Kunst, Shalom's president, best known in past decades for his headline-grabbing gay and AIDS projects, is leading the charge against the famous chain. During a period wherein financial reports indicate sluggish sales at the nation's largest fast-food restaurant and while chief executives have changed thrones because of McDonald's losses to Burger King and Wendy's, Kunst says the chain seems unprepared for continuing storms of negative publicity that Shalom International and the Jewish Defense League have aroused against it.

"They want to exploit the death camp," Kunst says of the huge burger business, "Its a tourist attraction to them."

Kunst tells of visiting the death camp recently while McDonald's wrappers and plastic cups blew about the memorial grounds. "Not only Jews are upset," he says, "but many other people who will not buy into McDonald's crappy politics any longer or its burgers and fries....Would you put up a McDonald's at the Tomb of the Unknown Soldier?"

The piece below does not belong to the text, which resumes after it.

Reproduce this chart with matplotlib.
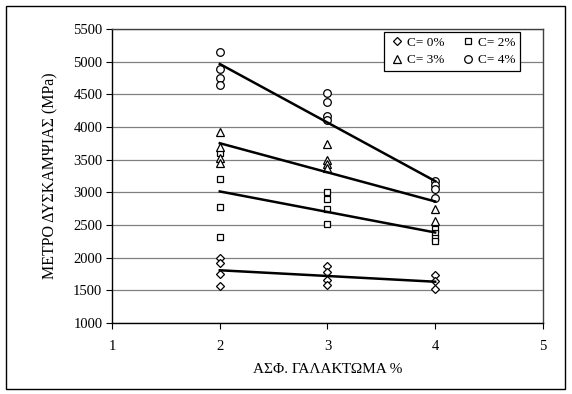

Kunst, a veteran social justice demonstrator, recently took pickets to McDonald's regional headquarters in South Florida's Boca Center. His immediate purpose, he says, is to shut down the McDonald's in question. During several visits to Dachau he has seen flags flying above the restaurant, clearly visible as he walked the death camp grounds. "It sickened me," he says, "Who else but a Nazi could have a McDonald's-style appetite after touring a death camp?"

"McDonald's crass commercialism," according to Kunst, has been at the top of Shalom International's agenda since May, 1995. "The most important thing," he believes, "is to reach customers who might go to McDonald's and get them to switch their fast-food habits. This is the only kind of tough talk that McDonald's understands."

Kunst feels there should be no such commercialism allowed next door to a memorial death camp like Dachau. "People should have the opportunity to go and to understand the full import of what went on there. This is not just a message to McDonald's --it's a message to every American corporation."

McDonald's denies its Dachau site is as close to the camp as Kunst contends, but this denial infuriates the feisty activist. "McDonald's has crossed the line," he insists, " because to trivialize and commercialize the Holocaust is an outrage."